At the same time, investment demand for physical silver — coins, bars, and silver-backed ETFs — has surged as investors look for a hedge against currency debasement and inflation. That combination of industrial consumption plus rising investment demand, layered on top of already-thin above-ground inventories, is precisely the setup that creates a physical shortage.

Why $150 Isn’t as Wild as It Sounds

Silver’s gold ratio — a measure of how many ounces of silver it takes to buy one ounce of gold — has historically run in a much tighter band than where it sits today. When that ratio compresses sharply, as it has begun to during past silver bull markets, silver’s percentage gains can dramatically outpace gold’s. In the two most notable historical silver rallies, prices moved several multiples higher within a relatively short window once the physical shortage narrative took hold and momentum buyers piled in.
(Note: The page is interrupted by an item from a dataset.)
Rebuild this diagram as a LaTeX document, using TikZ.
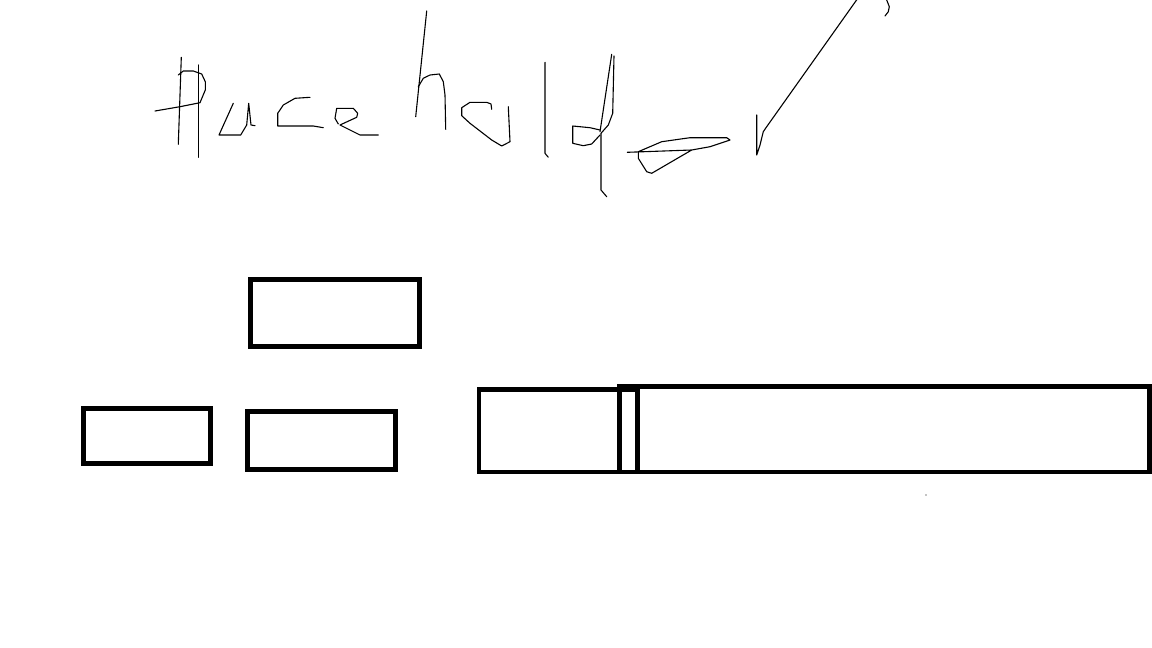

That doesn’t mean $150 is guaranteed, and any forecast that far out should be treated with appropriate skepticism — markets rarely move in straight lines, and any of these dynamics could shift. But the mechanism being described isn’t speculative fantasy; it’s a well-documented pattern in commodity markets where thin physical supply meets surging demand.

What Could Derail the Thesis

A few things could slow or reverse this trajectory. A sharp global economic slowdown would reduce industrial demand for silver in electronics and solar. A significant increase in mining output — unlikely in the near term given silver’s byproduct-heavy production profile — could ease the deficit. And a strengthening dollar or aggressive central bank rate hikes could pull speculative capital out of precious metals entirely.

Positioning for the Scenario, Not Betting the Farm

Even analysts bullish on silver’s long-term trajectory generally caution against treating any commodity as a one-way bet. Silver’s volatility cuts both directions, and a shortage narrative can take longer to play out than expected, testing the patience of even convinced investors.

For those already holding a silver position as part of a diversified strategy, this data point is a reason to stay the course rather than chase headlines. For those considering an allocation, it’s worth understanding that precious metals are typically discussed as a portfolio hedge — a piece of a broader strategy — rather than a concentrated bet on a single price target.

The Bottom Line

The trading shortage narrative gaining traction across the silver market is rooted in real, measurable dynamics: shrinking above-ground supply, rising industrial consumption, and growing investment demand colliding with a market structure that has historically underpriced physical scarcity. Whether that translates into $150 silver within a year remains to be seen, but the underlying mechanics are worth understanding regardless of where the price ultimately lands.

This article is for informational purposes only and does not constitute financial advice. Precious metals carry risk, and readers should consult a qualified financial advisor before making investment decisions.